A: Yes. You can stack multiple credits. For example, in one year you could claim a public school credit, one or two private school STO credits, a QCO credit, a QFCO credit, and an MFRF credit all together. Each has its own limit, and as long as you donate appropriately and have the tax liability to use them, you can take all of them.
Q: What if my Arizona tax is less than the credits I claimed? Do I lose that money?
A: If your credits exceed your tax, your tax will be reduced to zero. Any excess credit for school, STO, QCO, or QFCO can be carried forward up to 5 years to use against future Arizona tax. However, any unused Military Family Relief Fund credit does not carry over (and is not refundable), so you would forfeit any portion beyond what brings your tax to $0 for that year.
Q: Can I get a federal tax deduction for these donations?
A: Generally not for the same amount. If you claim the Arizona tax credit, you must reduce any federal charitable deduction by the amount of the credit. In practice, that means if you’re using the credit, you won’t also deduct that part of the donation on Schedule A. (Any portion of a donation that exceeds Arizona’s credit limit could still be deductible federally if you itemize.) Essentially, you trade the federal deduction for the more valuable state credit in most cases.
Q: How do I claim the credit on my tax forms?
A: Arizona has separate forms: 322 for public school, 323 for original STO, 348 for switcher STO, 321 for QCO, 352 for QFCO, and 340 for MFRF. Fill out the applicable forms, include the details (organization codes, amounts), and then summarize them on Form 301. When e-filing, the software usually guides you through a section for tax credits. If filing by paper, be sure to attach all these forms.
Q: Does donating for a tax credit affect my state refund or amount due?
A: Yes, in the sense that it affects your final tax liability. If you usually get a refund, using credits will make your refund bigger (because you’re reducing your tax due). If you owe, credits will reduce the amount you need to pay. Think of it this way: you pay the money to a charity instead of to the Department of Revenue. For example, if your Arizona withholding was $500 over the year and you claim $500 of credits, you’ll likely get that $500 back as a refund (since your credits made your tax $0 but you had already paid $500 in via withholding). It’s effectively a re-route of funds.
Q: What if I donate to an Arizona charity that is not on the QCO list?

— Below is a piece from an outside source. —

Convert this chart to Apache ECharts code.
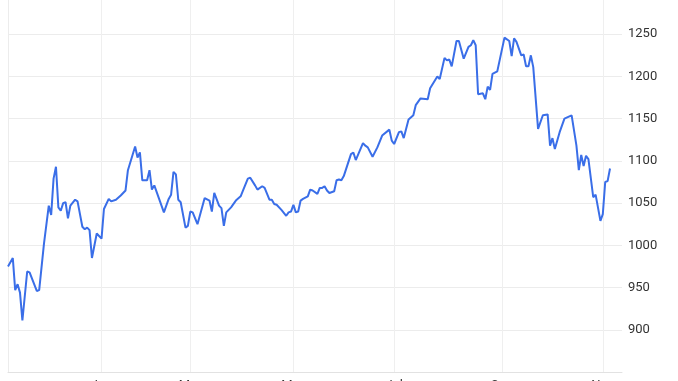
<!DOCTYPE html>
<html>
<head>
<meta charset="utf-8">
<script src="https://cdn.jsdelivr.net/npm/echarts@6/dist/echarts.min.js"></script>
<style>
html,body{margin:0;padding:0;background:#fff;}
#chart{width:678px;height:381px;}
</style>
</head>
<body>
<div id="chart"></div>
<script>
// trading-session index of each sampled point
var sessions = [0,2,3,4,5,6,8,9,12,13,15,17,18,19,20,21,22,23,24,25,26,28,29,31,32,33,34,35,37,39,40,42,43,45,47,49,50,53,54,55,56,58,59,60,61,65,67,68,69,70,71,72,74,75,76,77,79,82,84,85,86,88,89,90,91,93,95,97,98,100,101,103,104,106,107,109,110,111,112,114,116,117,118,119,120,121,122,123,125,126,127,129,130,131,132,133,134,136,137,138,139,140,143,144,145,148,149,150,152,154,156,159,160,161,163,164,165,167,169,170,172,175,176,179,180,182,183,184,185,187,188,190,192,193,194,195,196,198,199,200,201,202,204,207,209,210,211,212,214,215,216,217,218,219,221,223,225,226,227,228,230,232,235,237,238,239,240,241,242,244,245,247,248,249,250,251];
// closing values
var closes = [975,985,947,954,944,911,969,968,946,947,1002,1047,1036,1079,1093,1045,1041,1050,1051,1032,1047,1054,1052,1022,1019,1021,1018,985,1014,1008,1043,1055,1052,1054,1059,1065,1089,1117,1104,1110,1077,1077,1089,1066,1071,1039,1055,1060,1087,1084,1054,1051,1021,1023,1040,1039,1025,1056,1053,1040,1062,1047,1044,1023,1039,1045,1053,1058,1065,1079,1080,1071,1066,1070,1068,1054,1054,1049,1048,1042,1035,1039,1040,1048,1039,1040,1053,1055,1058,1066,1065,1061,1068,1068,1070,1065,1062,1064,1077,1078,1077,1082,1108,1110,1101,1121,1118,1116,1105,1116,1130,1137,1124,1120,1134,1135,1127,1149,1154,1166,1174,1173,1186,1200,1197,1222,1219,1220,1212,1242,1242,1221,1235,1237,1243,1237,1179,1180,1173,1188,1184,1203,1206,1246,1242,1224,1245,1241,1225,1226,1212,1212,1225,1211,1138,1154,1155,1118,1127,1114,1134,1150,1154,1118,1089,1107,1094,1106,1102,1057,1060,1029,1037,1075,1076,1091];
// x-axis tick positions and labels
var tickSessions = [39,76,119,161,206,248];
var tickLabels = ['Jan','Mar','May','Jul','Sep','Nov'];

var seriesData = sessions.map(function(s,i){ return [s, closes[i]]; });

var chart = echarts.init(document.getElementById('chart'), null, {renderer:'canvas'});
chart.setOption({
  animation:false,
  backgroundColor:'#ffffff',
  grid:{left:8,right:56,top:-8,bottom:9,containLabel:false,outerBoundsMode:'none'},
  xAxis:{
    type:'value',
    min:0,max:256,
    axisLine:{show:true,lineStyle:{color:'#e2e2e2',width:1}},
    axisTick:{show:false,customValues:tickSessions},
    axisLabel:{
      customValues:tickSessions,
      margin:7,
      color:'#333',
      fontSize:13,
      fontFamily:'Roboto, Arial, sans-serif',
      formatter:function(v){ var i=tickSessions.indexOf(v); return i>=0?tickLabels[i]:''; }
    },
    splitLine:{show:true,lineStyle:{color:'#efefef',width:1}}
  },
  yAxis:{
    type:'value',
    position:'right',
    min:850,max:1300,interval:50,
    axisLine:{show:true,lineStyle:{color:'#ececec',width:1}},
    axisTick:{show:false},
    axisLabel:{
      show:true,
      margin:6,
      color:'#333',
      fontSize:13,
      fontFamily:'Roboto, Arial, sans-serif',
      showMinLabel:false,
      showMaxLabel:false,
      formatter:function(v){ return String(v); }
    },
    splitLine:{show:true,lineStyle:{color:'#ececec',width:1}}
  },
  series:[{
    type:'line',
    data:seriesData,
    showSymbol:false,
    symbol:'none',
    lineStyle:{color:'#3a6ee8',width:2},
    clip:false
  }]
});
</script>
</body>
</html>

A: You won’t get the Arizona tax credit for that donation. It might still be deductible as a charitable contribution on your federal taxes if you itemize, but it won’t reduce your Arizona tax bill. Always check that the charity is listed as a QCO or QFCO if you are expecting the credit.

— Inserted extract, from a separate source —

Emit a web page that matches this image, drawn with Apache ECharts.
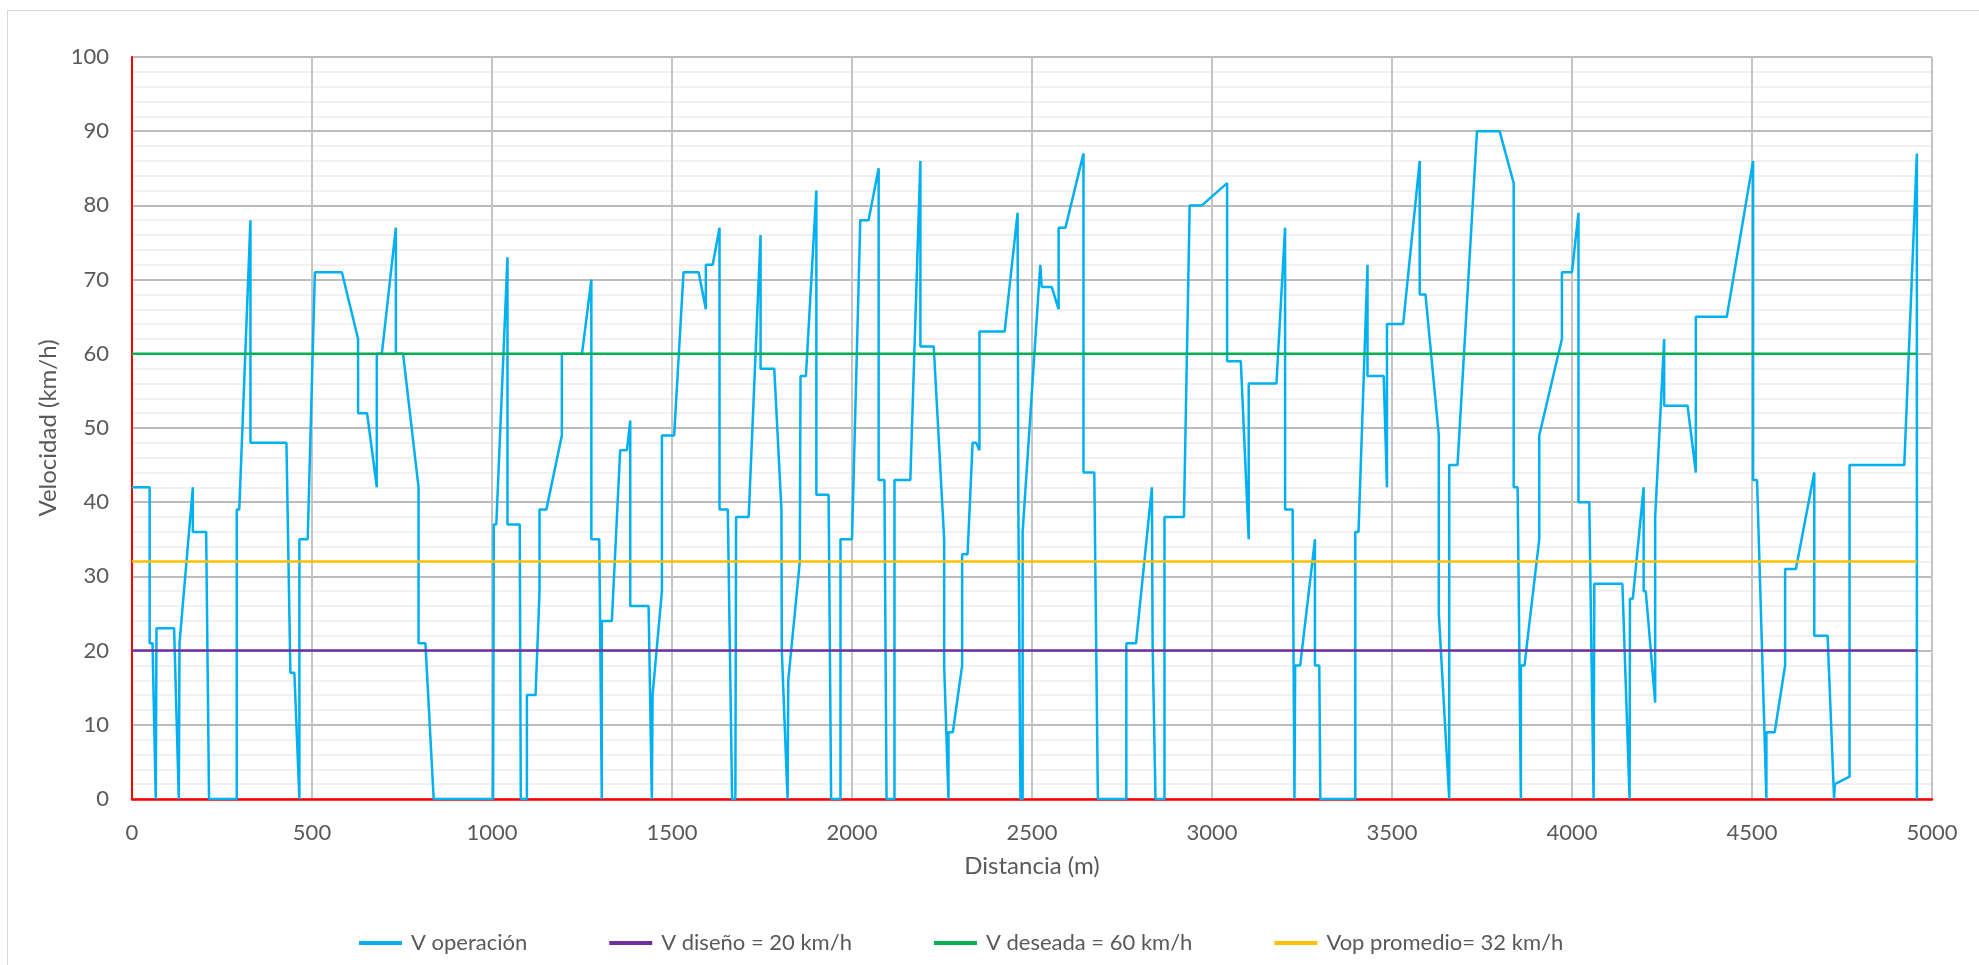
<!DOCTYPE html>
<html>
<head>
<meta charset="utf-8">
<script src="https://cdn.jsdelivr.net/npm/echarts@6/dist/echarts.min.js"></script>
<style>
  html, body { margin: 0; padding: 0; background: #ffffff; }
  #frame { position: absolute; left: 7px; top: 10px; width: 1990px; height: 980px; border: 1px solid #d9d9d9; box-sizing: border-box; }
  #chart { position: absolute; left: 0; top: 0; width: 1979px; height: 965px; }
</style>
</head>
<body>
<div id="frame"></div>
<div id="chart"></div>
<script>
// Perfil de velocidades de operación a lo largo del tramo
const distancia = [
  0, 49, 49, 57, 66, 68, 117, 130, 132, 169, 169, 206, 214, 291, 291, 298, 329, 329, 429, 440, 451, 465, 465, 488, 508, 583, 628, 628,
  653, 680, 680, 694, 733, 733, 753, 796, 796, 815, 838, 1003, 1005, 1012, 1043, 1043, 1077, 1080, 1097, 1097, 1121, 1132, 1132, 1151, 1194, 1194, 1250, 1276,
  1276, 1298, 1305, 1305, 1333, 1356, 1375, 1384, 1384, 1435, 1444, 1446, 1472, 1472, 1506, 1532, 1574, 1594, 1594, 1613, 1632, 1632, 1655, 1667, 1676, 1678, 1713, 1746, 1746, 1784, 1804, 1805, 1821, 1823, 1827, 1855, 1857, 1872, 1901, 1901,
  1935, 1942, 1968, 1968, 2000, 2023, 2046, 2074, 2074, 2090, 2096, 2118, 2118, 2162, 2190, 2190, 2227, 2256, 2256, 2268, 2268, 2280, 2306, 2306, 2321, 2335, 2345, 2354, 2354, 2424, 2460, 2462, 2468, 2474, 2474, 2523, 2527,
  2555, 2574, 2574, 2593, 2643, 2643, 2673, 2683, 2762, 2762, 2789, 2833, 2835, 2843, 2868, 2868, 2922, 2938, 2972, 3042, 3042, 3080, 3102, 3102, 3179,
  3203, 3203, 3224, 3229, 3231, 3245, 3286, 3286, 3298, 3301, 3398, 3398, 3407, 3432, 3432, 3477, 3486, 3486, 3531, 3577, 3577, 3593, 3630, 3630, 3659, 3659, 3682, 3736, 3799,
  3838, 3838, 3849, 3858, 3858, 3868, 3909, 3909, 3914, 3972, 3972, 4000, 4018, 4018, 4048, 4060, 4062, 4140, 4160, 4161, 4169, 4199, 4199, 4205, 4231, 4231, 4235, 4256, 4256, 4321, 4344, 4344, 4430,
  4503, 4503, 4514, 4540, 4540, 4563, 4592, 4592, 4622, 4673, 4673, 4710, 4728, 4730, 4771, 4771, 4923, 4958, 4958
];
const vOperacion = [
  42, 42, 21, 21, 0, 23, 23, 0, 21, 42, 36, 36, 0, 0, 39, 39, 78, 48, 48, 17, 17, 0, 35, 35, 71, 71, 62, 52,
  52, 42, 60, 60, 77, 60, 60, 42, 21, 21, 0, 0, 37, 37, 73, 37, 37, 0, 0, 14, 14, 28, 39, 39, 49, 60, 60, 70,
  35, 35, 0, 24, 24, 47, 47, 51, 26, 26, 0, 14, 28, 49, 49, 71, 71, 66, 72, 72, 77, 39, 39, 0, 0, 38, 38, 76, 58, 58, 39, 20, 0, 16, 16, 32, 57, 57, 82, 41,
  41, 0, 0, 35, 35, 78, 78, 85, 43, 43, 0, 0, 43, 43, 86, 61, 61, 35, 18, 0, 9, 9, 18, 33, 33, 48, 48, 47, 63, 63, 79, 40, 0, 0, 36, 72, 69,
  69, 66, 77, 77, 87, 44, 44, 0, 0, 21, 21, 42, 21, 0, 0, 38, 38, 80, 80, 83, 59, 59, 35, 56, 56,
  77, 39, 39, 0, 18, 18, 35, 18, 18, 0, 0, 36, 36, 72, 57, 57, 42, 64, 64, 86, 68, 68, 49, 25, 0, 45, 45, 90, 90,
  83, 42, 42, 0, 18, 18, 35, 49, 49, 62, 71, 71, 79, 40, 40, 0, 29, 29, 0, 27, 27, 42, 28, 28, 13, 38, 38, 62, 53, 53, 44, 65, 65,
  86, 43, 43, 0, 9, 9, 18, 31, 31, 44, 22, 22, 0, 2, 3, 45, 45, 87, 0
];

// Velocidades de referencia (constantes en todo el tramo)
const tramo = [0, 4958];
const vDiseno = 20;
const vDeseada = 60;
const vPromedio = 32;

const nombres = ['V operación', 'V diseño = 20 km/h', 'V deseada = 60 km/h', 'Vop promedio= 32 km/h'];
const colores = ['#00b0f0', '#7030a0', '#00b050', '#ffc000'];

const FONT = 'Lato, "Open Sans", sans-serif';
const TXT = '#595959';

const perfil = distancia.map((d, i) => [d, vOperacion[i]]);
const constante = v => tramo.map(d => [d, v]);

function linea(name, data, color) {
  return {
    name, type: 'line', data, showSymbol: false, symbol: 'none',
    lineStyle: { color, width: 2.5 }, itemStyle: { color },
    animation: false
  };
}

const chart = echarts.init(document.getElementById('chart'), null, { renderer: 'canvas' });
chart.setOption({
  backgroundColor: 'transparent',
  animation: false,
  grid: { left: 132, right: 47, top: 57, bottom: 166, containLabel: false },
  legend: {
    left: 354, top: 927,
    itemWidth: 43, itemHeight: 4, itemGap: 82,
    icon: 'rect',
    textStyle: { fontFamily: FONT, fontSize: 22, color: TXT, padding: [0, 0, 0, 4] },
    data: nombres
  },
  xAxis: {
    type: 'value', min: 0, max: 5000, interval: 500,
    name: 'Distancia (m)', nameLocation: 'middle', nameGap: 55,
    nameTextStyle: { fontFamily: FONT, fontSize: 24, color: TXT },
    axisLine: { show: true, onZero: false, lineStyle: { color: '#ff0000', width: 2.5 } },
    axisTick: { show: false },
    axisLabel: { fontFamily: FONT, fontSize: 22, color: TXT, margin: 23, formatter: v => String(v) },
    splitLine: { show: true, lineStyle: { color: '#c4c4c4', width: 2 } }
  },
  yAxis: {
    type: 'value', min: 0, max: 100, interval: 10,
    name: 'Velocidad (km/h)', nameLocation: 'middle', nameGap: 72,
    nameTextStyle: { fontFamily: FONT, fontSize: 24, color: TXT },
    axisLine: { show: true, lineStyle: { color: '#ff0000', width: 2 } },
    axisTick: { show: false },
    axisLabel: { fontFamily: FONT, fontSize: 22, color: TXT, margin: 23 },
    splitLine: { show: true, lineStyle: { color: '#a6a6a6', width: 1.5 } },
    minorTick: { show: false, splitNumber: 5 },
    minorSplitLine: { show: true, lineStyle: { color: '#ededed', width: 1.5 } }
  },
  series: [
    linea(nombres[0], perfil, colores[0]),
    linea(nombres[1], constante(vDiseno), colores[1]),
    linea(nombres[2], constante(vDeseada), colores[2]),
    linea(nombres[3], constante(vPromedio), colores[3])
  ]
});
</script>
</body>
</html>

Q: Are there income limits or any catch?
A: There are no income limits – any Arizona taxpayer can use these credits, from low-income to high-income, as long as they have a tax liability to offset. There’s no “phase-out” or anything. The only “catch” is the donation must be out-of-pocket (you can’t use your tax refund to directly fund it unless you plan ahead with withholdings or estimates). But practically, no, it’s straightforward: donate, claim credit, reduce taxes.

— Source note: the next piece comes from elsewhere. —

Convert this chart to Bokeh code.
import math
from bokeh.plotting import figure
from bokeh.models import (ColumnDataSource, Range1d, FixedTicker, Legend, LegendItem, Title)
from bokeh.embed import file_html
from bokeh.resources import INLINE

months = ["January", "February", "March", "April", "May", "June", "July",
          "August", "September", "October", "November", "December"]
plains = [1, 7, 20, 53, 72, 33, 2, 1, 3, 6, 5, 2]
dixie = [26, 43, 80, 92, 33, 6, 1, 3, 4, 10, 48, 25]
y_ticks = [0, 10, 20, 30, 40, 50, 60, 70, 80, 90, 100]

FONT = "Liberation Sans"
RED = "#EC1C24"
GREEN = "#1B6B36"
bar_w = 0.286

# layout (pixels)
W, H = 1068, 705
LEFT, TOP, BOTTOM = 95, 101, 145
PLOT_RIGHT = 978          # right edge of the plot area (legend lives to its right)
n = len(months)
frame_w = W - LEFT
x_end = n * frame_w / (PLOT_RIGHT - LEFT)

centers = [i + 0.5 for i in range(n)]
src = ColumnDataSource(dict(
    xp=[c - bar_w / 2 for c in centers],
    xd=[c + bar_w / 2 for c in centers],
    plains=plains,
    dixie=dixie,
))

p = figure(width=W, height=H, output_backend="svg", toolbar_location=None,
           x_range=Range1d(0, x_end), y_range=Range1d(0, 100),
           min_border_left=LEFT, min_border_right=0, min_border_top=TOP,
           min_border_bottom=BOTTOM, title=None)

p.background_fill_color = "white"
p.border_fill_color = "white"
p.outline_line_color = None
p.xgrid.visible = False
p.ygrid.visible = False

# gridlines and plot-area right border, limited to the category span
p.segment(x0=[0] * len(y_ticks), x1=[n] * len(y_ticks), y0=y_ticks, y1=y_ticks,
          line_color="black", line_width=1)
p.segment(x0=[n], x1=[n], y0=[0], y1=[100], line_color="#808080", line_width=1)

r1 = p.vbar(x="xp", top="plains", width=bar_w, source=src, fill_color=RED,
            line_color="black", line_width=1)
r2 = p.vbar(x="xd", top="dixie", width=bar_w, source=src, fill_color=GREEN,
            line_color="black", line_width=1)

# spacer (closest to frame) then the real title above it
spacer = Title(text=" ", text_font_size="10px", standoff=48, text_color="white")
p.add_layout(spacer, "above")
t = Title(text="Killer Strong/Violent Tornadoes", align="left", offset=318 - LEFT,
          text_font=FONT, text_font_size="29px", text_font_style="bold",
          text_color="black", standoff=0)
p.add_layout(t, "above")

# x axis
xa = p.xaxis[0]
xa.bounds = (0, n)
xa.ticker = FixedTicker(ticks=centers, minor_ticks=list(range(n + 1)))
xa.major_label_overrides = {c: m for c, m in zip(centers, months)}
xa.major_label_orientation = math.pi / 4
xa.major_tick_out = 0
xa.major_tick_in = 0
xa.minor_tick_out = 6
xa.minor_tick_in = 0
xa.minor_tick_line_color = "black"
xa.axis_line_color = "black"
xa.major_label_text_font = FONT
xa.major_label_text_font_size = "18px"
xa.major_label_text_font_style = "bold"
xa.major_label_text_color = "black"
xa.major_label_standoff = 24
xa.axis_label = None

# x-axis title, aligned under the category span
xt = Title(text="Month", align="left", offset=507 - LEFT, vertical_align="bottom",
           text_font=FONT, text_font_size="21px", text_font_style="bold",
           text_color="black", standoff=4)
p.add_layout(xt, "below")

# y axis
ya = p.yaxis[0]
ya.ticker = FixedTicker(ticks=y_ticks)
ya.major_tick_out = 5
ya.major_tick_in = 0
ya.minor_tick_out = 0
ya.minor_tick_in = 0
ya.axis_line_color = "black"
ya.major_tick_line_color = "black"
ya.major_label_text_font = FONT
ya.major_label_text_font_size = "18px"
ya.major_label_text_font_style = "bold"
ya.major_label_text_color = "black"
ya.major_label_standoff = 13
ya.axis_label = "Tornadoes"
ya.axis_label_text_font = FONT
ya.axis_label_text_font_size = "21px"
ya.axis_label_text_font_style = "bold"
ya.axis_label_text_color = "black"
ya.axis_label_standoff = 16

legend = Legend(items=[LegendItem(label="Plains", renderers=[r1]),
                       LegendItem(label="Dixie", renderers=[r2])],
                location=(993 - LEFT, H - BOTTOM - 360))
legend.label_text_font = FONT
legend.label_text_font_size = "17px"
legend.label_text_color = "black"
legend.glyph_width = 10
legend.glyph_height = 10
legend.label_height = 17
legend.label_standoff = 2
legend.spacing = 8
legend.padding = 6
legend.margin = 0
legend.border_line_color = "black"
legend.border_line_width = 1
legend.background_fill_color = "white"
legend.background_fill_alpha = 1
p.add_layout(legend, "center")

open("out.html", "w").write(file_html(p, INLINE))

Q: Can I donate stock, or does it have to be cash?
A: For these credits, cash is required (cash, check, credit card – anything that’s a monetary donation). Donations of goods or services do not qualify for the credit. If you donate appreciated stock to a charity, that might have federal tax benefits for you, but Arizona’s credit programs specifically require cash contributions to count.
Q: What is a QCO or QFCO code and where do I find it?
A: The code is a five-digit number Arizona assigns to each qualifying charity. You’ll find it on the AZDOR list of QCOs/QFCOs (often published as appendix to Form 321/352 instructions or on the AZDOR website). Many charities also list their code on their donation page or receipts for convenience. When claiming the credit on Form 321 or 352, you must write the code and the amount. For example, St. Mary’s Food Bank might have code 20214 (hypothetical) – you’d put that and the donation amount on the form.